I'm not an expert, nor do I pretend to be one, but I would find peers in your field who are getting deals and ask what they did to get an agent. I know that novel writers often make fatal mistakes in their cover letters and their presentations that get them rejected, even if they are good writers. Once they knew the traps and goofs they were making, they had a better go of it.

It can be a detail as simple as making sure you print it on good paper in LASER, not Inkjet with cheapo typing paper from Office Max.

It's little details that can defeat you, if you don't know what to watch out for.

Good luck.
 
Try re-wording the paragraphs a little .Ignore the part about the trends , give examples of work you have done in the past

End with:
I have some projects now ready to seek representation and others in developemt.I look forward to hearing from you, and speaking in more detail about what I have covered here.

Leave out the project details this way they will contact you if interest.
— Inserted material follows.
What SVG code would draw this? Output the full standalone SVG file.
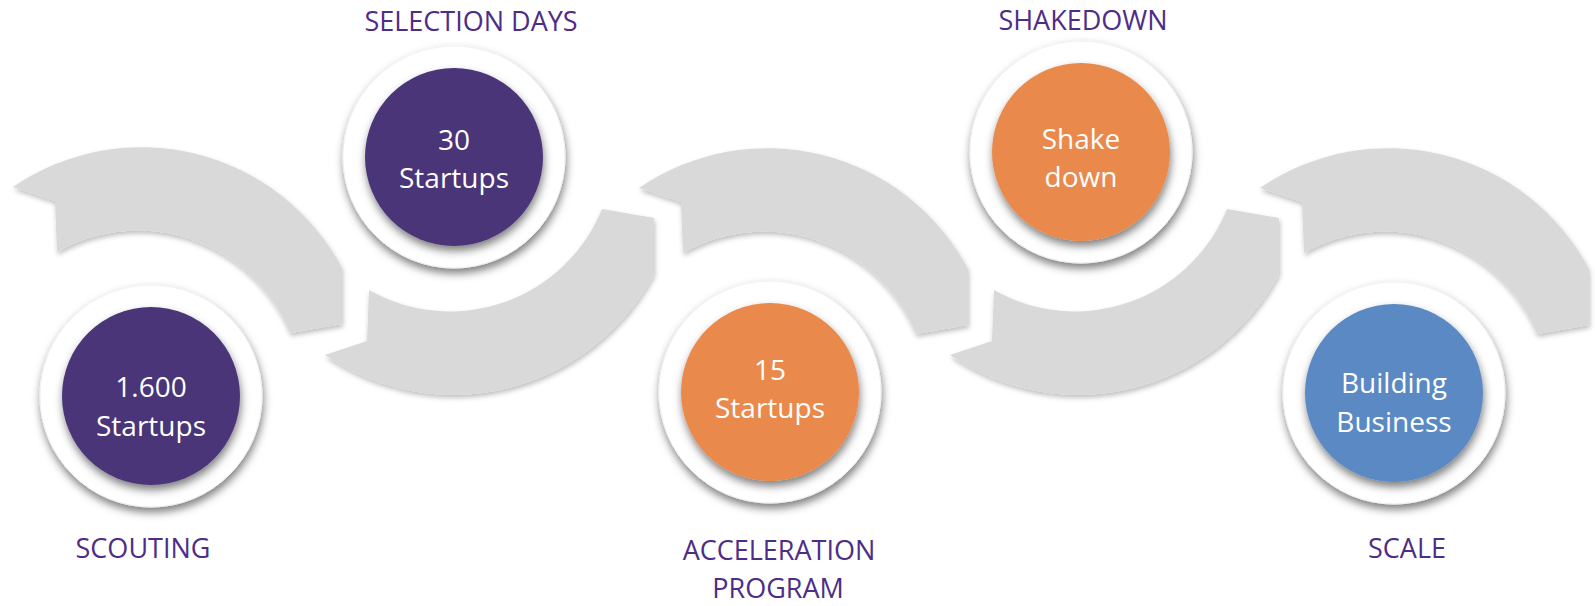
<svg xmlns="http://www.w3.org/2000/svg" width="1595" height="606" viewBox="0 0 1595 606">
<style>
  .arc { fill: #D9D9D9; }
  .ring { fill: #FFFFFF; stroke: #F1F1F1; stroke-width: 1; }
  .purple { fill: #4A3577; }
  .orange { fill: #E9894B; }
  .blue { fill: #5A89C3; }
  .inner { font-family: "Open Sans", "Liberation Sans", sans-serif; font-size: 28px; fill: #FFFFFF; text-anchor: middle; }
  .label { font-family: "Open Sans", "Liberation Sans", sans-serif; font-size: 27px; fill: #4E2D87; text-anchor: middle; }
</style>
<defs>
  <filter id="arcShadow" x="-10%" y="-10%" width="120%" height="130%">
    <feDropShadow dx="1" dy="3" stdDeviation="2.5" flood-color="#000" flood-opacity="0.25"/>
  </filter>
  <filter id="circShadow" x="-20%" y="-20%" width="140%" height="150%">
    <feDropShadow dx="1" dy="5" stdDeviation="4" flood-color="#000" flood-opacity="0.5"/>
  </filter>
  <path id="arcTop" d="M 13,187 A 227,227 0 0 1 342,268 L 342,324 L 290,333 A 164,164 0 0 0 57,252 L 55,201 Z"/>
  <path id="arcBot" d="M 325,355 A 227,227 0 0 0 654,274 L 654,218 L 602,209 A 164,164 0 0 1 369,290 L 367,341 Z"/>
</defs>

<g id="connectors">
  <g filter="url(#arcShadow)"><use href="#arcTop" class="arc"/></g>
  <g filter="url(#arcShadow)"><use href="#arcBot" class="arc"/></g>
  <g filter="url(#arcShadow)"><use href="#arcTop" class="arc" transform="translate(626,1)"/></g>
  <g filter="url(#arcShadow)"><use href="#arcBot" class="arc" transform="translate(625,0)"/></g>
  <g filter="url(#arcShadow)"><use href="#arcTop" class="arc" transform="translate(1247,1)"/></g>
</g>

<g id="node-scouting">
  <circle class="ring" cx="151" cy="396" r="111" filter="url(#circShadow)"/>
  <circle class="purple" cx="151" cy="396" r="89" filter="url(#circShadow)"/>
  <text class="inner" x="151" y="397">1.600</text>
  <text class="inner" x="151" y="436">Startups</text>
  <text class="label" x="143" y="558">SCOUTING</text>
</g>

<g id="node-selection">
  <circle class="ring" cx="454" cy="157" r="111" filter="url(#circShadow)"/>
  <circle class="purple" cx="454" cy="157" r="89" filter="url(#circShadow)"/>
  <text class="inner" x="454" y="150">30</text>
  <text class="inner" x="454" y="188">Startups</text>
  <text class="label" x="471" y="31">SELECTION DAYS</text>
</g>

<g id="node-acceleration">
  <circle class="ring" cx="770" cy="392" r="111" filter="url(#circShadow)"/>
  <circle class="orange" cx="770" cy="392" r="89" filter="url(#circShadow)"/>
  <text class="inner" x="770" y="380">15</text>
  <text class="inner" x="770" y="418">Startups</text>
  <text class="label" x="779" y="560">ACCELERATION</text>
  <text class="label" x="778" y="598">PROGRAM</text>
</g>

<g id="node-shakedown">
  <circle class="ring" cx="1081" cy="152" r="111" filter="url(#circShadow)"/>
  <circle class="orange" cx="1081" cy="152" r="89" filter="url(#circShadow)"/>
  <text class="inner" x="1081" y="149">Shake</text>
  <text class="inner" x="1081" y="187">down</text>
  <text class="label" x="1083" y="30">SHAKEDOWN</text>
</g>

<g id="node-scale">
  <circle class="ring" cx="1394" cy="393" r="111" filter="url(#circShadow)"/>
  <circle class="blue" cx="1394" cy="393" r="89" filter="url(#circShadow)"/>
  <text class="inner" x="1394" y="393">Building</text>
  <text class="inner" x="1394" y="432">Business</text>
  <text class="label" x="1407" y="558">SCALE</text>
</g>
</svg>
Ps. if you are going to quote someone show who it was so the source can be verified.
 
Forgive the following critique from one in no posision to give advise (or correct spelling).

I'm tending to agree with Darth Ferret, though I should prefer to change the overall tone of the entire missive.

If "modesty is not encouraged" then feeling should also get tanked. Sentence #2 would then become "I am (probably/among) the best you could represent.

Having made that opening a bit more forceful, the rest of the missive sounds weak.

Brevity is the soul of wit. Stick to the concrete. Melt paragraphs 2-4 down into your opening. Lets see...

After six years of critically-acclaimed writing (and editing) in multiple genres, both in print media and on the internet, my next several projects will be in print. I seek an agent capable of representing my interests in these endeavours.

Attach several pages of bibliography for effect.

Wow. Did I do that?
Now if only I could get my resume to read like that.

Best of luck!
(I have GOT to change this Blogger name...)
 
Thanks, guys. First paragraph pretty much ditched, RSoM note revised, summaries shunted from the query to the follow-up. Now to see what the pro thinks.